We call on Austin City Council to amend the Draft Corridor Construction Plan to dedicate transit priority lanes along the Guadalupe Corridor.
Guadalupe Street by The University of Texas, also known as "The Drag," is Austin's primary transit spine. AURA first recommended extending the downtown transit priority lanes on Guadalupe north of MLK through the Drag in 2015, when we released our Guadalupe Corridor Study, based on AURA members' on-the-ground research. We further elaborated on this call in our 2016 Transit City report, which called for the extension of transit priority lanes on Guadalupe from MLK to 38th Street.
This past November, we were pleased to see that the City's Guadalupe Corridor Plan seconded that recommendation to prioritize transit through our most productive transit spine. What's more, in November, Project Connect, our current high capacity transit planning process, released a case study for a transit line on Lamar-Guadalupe-South Congress; all of the possible scenarios along the Drag include designating right-of-way for transit. We are expecting to see the debut of Project Connect's system recommendations later this month and fully expect to see transit priority along the Drag as a central part of that plan. Also this year, a new city transportation plan, the Austin Strategic Mobility Plan, will go before Council, and is expected to provide performance metrics to determine when a street should begin to offer transit priority lanes.
With so much data and so many plans calling for extended transit priority on Guadalupe, AURA was deeply disappointed to see that the Draft Corridor Construction Plan, which which will determine how the funds from the 2016 Mobility Bond are spent, does not include transit priority lanes through the Drag, other than a small contraflow section between 18th Street and MLK. At a meeting on February 6, AURA's representative on the Corridor Mobility Focus Group was told that the transit priority lanes did not score high enough for inclusion, but that if other planning processes called for them or provided funding, the plans could be re-aligned.

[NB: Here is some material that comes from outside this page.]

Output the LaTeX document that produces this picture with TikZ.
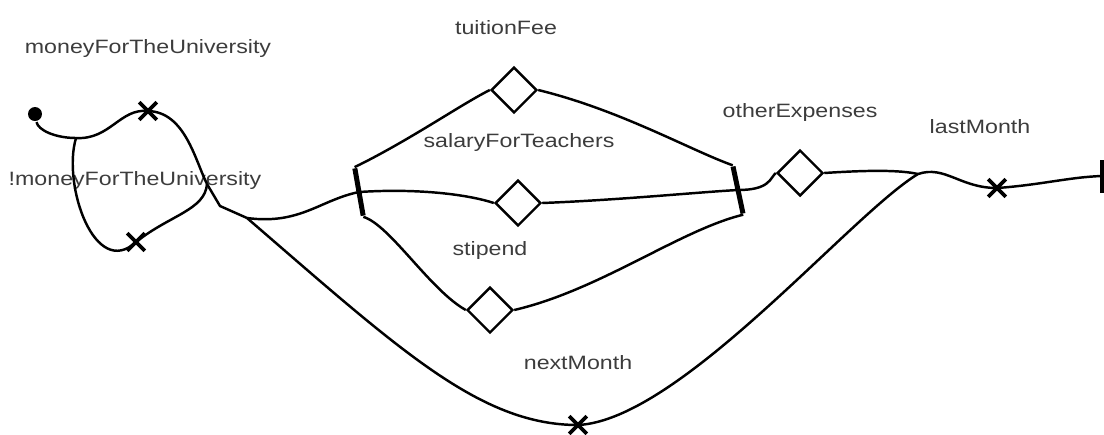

The exclusion of transit priority lanes on Guadalupe in the Corridor Construction Plan is inexplicable. Transit riders represent about half the people traveling through the Drag during rush hour, but take up only 10% of the space that cars do. Transit lanes would speed up tens of thousands of transit trips each day without adding delay for cars. We understand that pending the recommendations of Project Connect, it may be premature to say what configuration of transit lanes is appropriate on the Drag. Capital Metro and Project Connect should help determine the location and design of the priority lanes. Yet, it seems clear that regardless of the mode of transit recommended for Guadalupe, the need for dedicated right-of-way for transit is crystal clear.